RESOLVED, upon the Question, by the Parliament, That this House doth approve of Thomas Scot Esquire, nominated by the Governors of the School and Almshouses of Westminster, to be Custos Rotulorum of the City and Liberties of Westminster: And, It is

¶Ordered, That the Records be forthwith delivered to the said Thomas Scot, or such Person or Persons as he shall appoint, under his Hand, to receive the same: And all Person or Persons whom it doth or may concern, be and are required and enjoined to deliver the said Records accordingly: And the Commissioners for Custody of the Great Seal are hereby authorized and required to pass a Confirmation of the said Office of Custos Rotulorum unto the said Thomas Scot, under the Great Seal, in usual Form, accordingly.

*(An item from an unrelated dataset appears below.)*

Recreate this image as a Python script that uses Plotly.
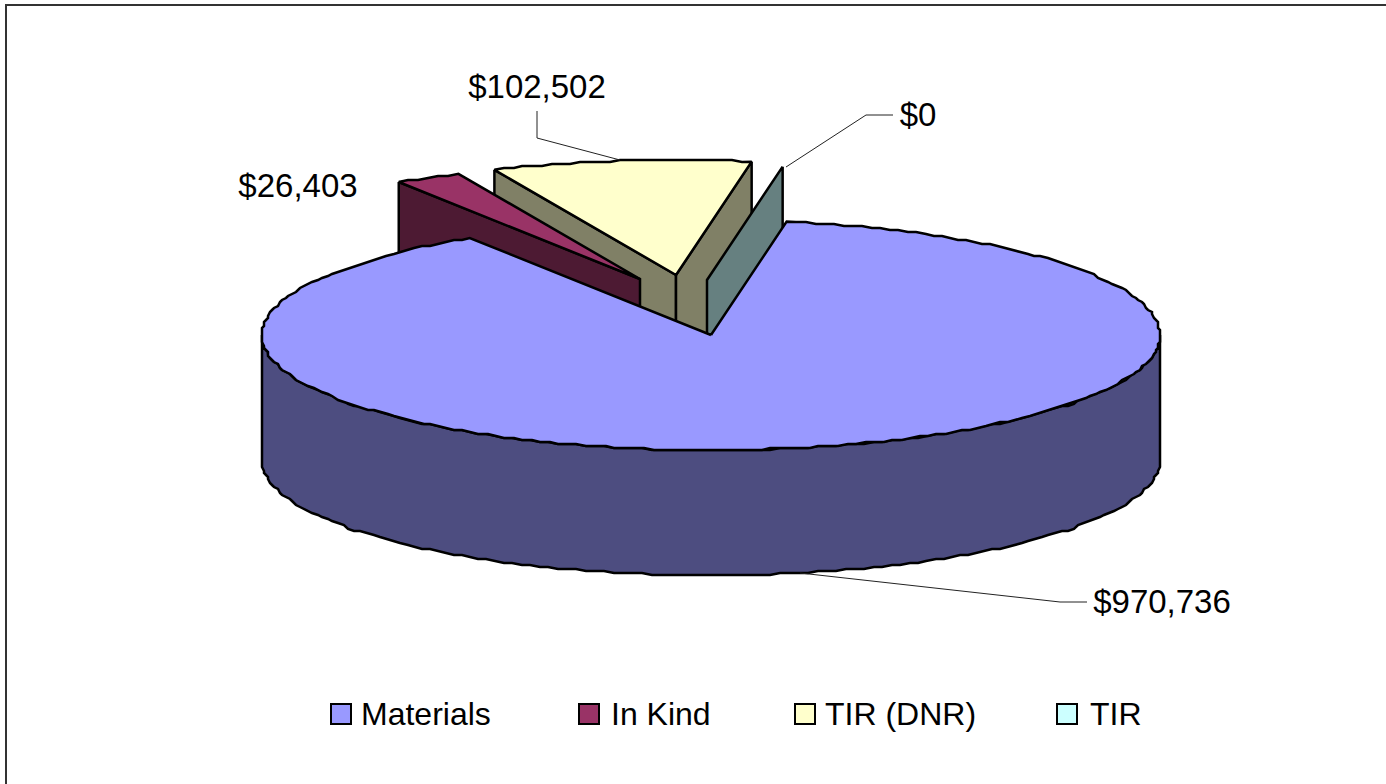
import numpy as np
import plotly.graph_objects as go

# ---- data ----
categories = ["Materials", "In Kind", "TIR (DNR)", "TIR"]
values = [970736, 26403, 102502, 0]
top_colors = ["#9999FF", "#993366", "#FFFFCC", "#CCFFFF"]
wall_colors = ["#4D4D80", "#4D1A33", "#808066", "#668080"]

# ---- layout of the 3-D pie (pixels on a 1386x784 canvas) ----
W, H = 1386, 784
CX, CY = 711, 335
RX, RY = 449, 115
DEPTH = 125
START_DEG = 9.7           # clockwise from 12 o'clock, where Materials starts
APEX = {"Materials": (CX, CY), "In Kind": (640, 279),
        "TIR (DNR)": (676, 275), "TIR": (707, 280)}
EDGE = 2.5
GRID = 2.0                # the source outline is slightly stepped
STEP = 1.25

total = sum(values)
spans = {}
a = START_DEG
for c, v in zip(categories, values):
    spans[c] = (a, a + 360.0 * v / total)
    a = spans[c][1]


def stepped(v):
    out = np.round(np.asarray(v, dtype=float) / GRID) * GRID
    out[0], out[-1] = v[0], v[-1]
    return out


def rim(cat):
    a0, a1 = spans[cat]
    n = max(2, int(abs(a1 - a0) / STEP) + 1)
    th = np.radians(np.linspace(a0, a1, n))
    ax, ay = APEX[cat]
    return stepped(ax + RX * np.sin(th)), stepped(ay - RY * np.cos(th))


fig = go.Figure()


def poly(xs, ys, color, name):
    fig.add_trace(go.Scatter(x=list(xs), y=list(ys), mode="lines", fill="toself",
                             fillcolor=color, name=name, showlegend=False,
                             hoverinfo="skip",
                             line=dict(color="#000000", width=EDGE)))


def wall(cat, end):
    col = wall_colors[categories.index(cat)]
    ax, ay = APEX[cat]
    rx, ry = rim(cat)
    poly([rx[end], ax, ax, rx[end], rx[end]],
         [ry[end], ay, ay + DEPTH, ry[end] + DEPTH, ry[end]], col, cat)


def top(cat):
    ax, ay = APEX[cat]
    rx, ry = rim(cat)
    poly([ax, *rx, ax], [ay, *ry, ay], top_colors[categories.index(cat)], cat)


# painter's order, back to front
wall("TIR (DNR)", 0)
wall("TIR (DNR)", -1)
top("TIR (DNR)")
wall("TIR", 0)
wall("In Kind", 0)
top("In Kind")

# outer side of Materials: only the rim part facing the viewer
th = np.radians(np.arange(90.0, 270.01, STEP))
sx, sy = stepped(CX + RX * np.sin(th)), stepped(CY - RY * np.cos(th))
poly([*sx, *sx[::-1], sx[0]], [*sy, *(sy[::-1] + DEPTH), sy[0]], wall_colors[0], "Materials")
top("Materials")

# leader lines
LEADERS = [[(537, 111), (537, 138), (620, 160)],
           [(893, 115), (866, 115), (786, 167)],
           [(800, 573), (1060, 602), (1087, 602)]]
for pts in LEADERS:
    fig.add_trace(go.Scatter(x=[p[0] for p in pts], y=[p[1] for p in pts], mode="lines",
                             showlegend=False, hoverinfo="skip",
                             line=dict(color="#222222", width=1)))

# data labels
LABEL_POS = {"Materials": (1162, 605), "In Kind": (298, 189),
             "TIR (DNR)": (537, 90), "TIR": (918, 118)}
for c, v in zip(categories, values):
    fig.add_trace(go.Scatter(x=[LABEL_POS[c][0]], y=[LABEL_POS[c][1]], mode="text",
                             text=[f"${v:,}"], textposition="middle center", showlegend=False,
                             hoverinfo="skip",
                             textfont=dict(family="Liberation Sans", size=33, color="#000000")))

# legend row
LEGEND_X = [341, 589, 805, 1067]
LEGEND_TEXT_X = [361, 611, 825, 1090]
LEGEND_Y = 714
for c, lx, tx, col in zip(categories, LEGEND_X, LEGEND_TEXT_X, top_colors):
    fig.add_trace(go.Scatter(x=[lx], y=[LEGEND_Y], mode="markers", name=c, showlegend=False,
                             hoverinfo="name",
                             marker=dict(symbol="square", size=20, color=col,
                                         line=dict(color="#000000", width=2))))
    fig.add_trace(go.Scatter(x=[tx], y=[LEGEND_Y + 3], mode="text", name=c, showlegend=False,
                             text=[c], textposition="middle right", hoverinfo="skip",
                             cliponaxis=False,
                             textfont=dict(family="Liberation Sans", size=32, color="#000000")))

# chart-area frame: only its top and left edges fall inside the picture
fig.add_shape(type="rect", x0=6, y0=5, x1=W + 20, y1=H + 20, line=dict(color="#333333", width=2),
              fillcolor="rgba(0,0,0,0)", layer="below")

fig.update_layout(width=W, height=H, margin=dict(l=0, r=0, t=0, b=0),
                  paper_bgcolor="#FFFFFF", plot_bgcolor="#FFFFFF", showlegend=False,
                  xaxis=dict(range=[0, W], visible=False, fixedrange=True),
                  yaxis=dict(range=[H, 0], visible=False, fixedrange=True))

fig.write_html("out.html", post_script="document.body.style.margin='0';document.body.style.overflow='hidden';",
               config={"displayModeBar": False})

No mention of George Montagu MP at all.

However, George Montagu's Parliamentary bio records:
Commr. for new model ordinance, Hunts. 1645, assessment Hunts. 1645-8, 1663-80, Northants. 1647-8, 166l-80 Lincs. 1661-3, Glos., Mdx. and Westminster 1661-80, East Riding 1663-4, j.p. Hunts. and Northants. 1646-52, Mar. 1660-d., Westminster Mar. 1660-d., Mdx. Mar.-July 1660, 1662-d., commr. for militia, Hunts. and Northants. 1648, Hunts., Mdx. and Northants. Mar. 1660;

custos rot. Westminster Mar.-July 1660;

freeman, Dover Aug. 1660; warden of Salcey Forest, Northants. Aug. 1660-d.; commr. for sewers, Westminster Aug. 1660; master of St. Katharine’s hospital, London 1661-d.; commr. for loyal and indigent officers, Yorks. 1662, oyer and terminer, Mdx. 1662.3 Gent. of the privy chamber (extraordinary) July 1660; member of Queen’s council 1669-d.4

Maybe there was more than one Custos Rotulorum? No, I don't think so either. So now I'm as confused as L&M, which is good company to be in.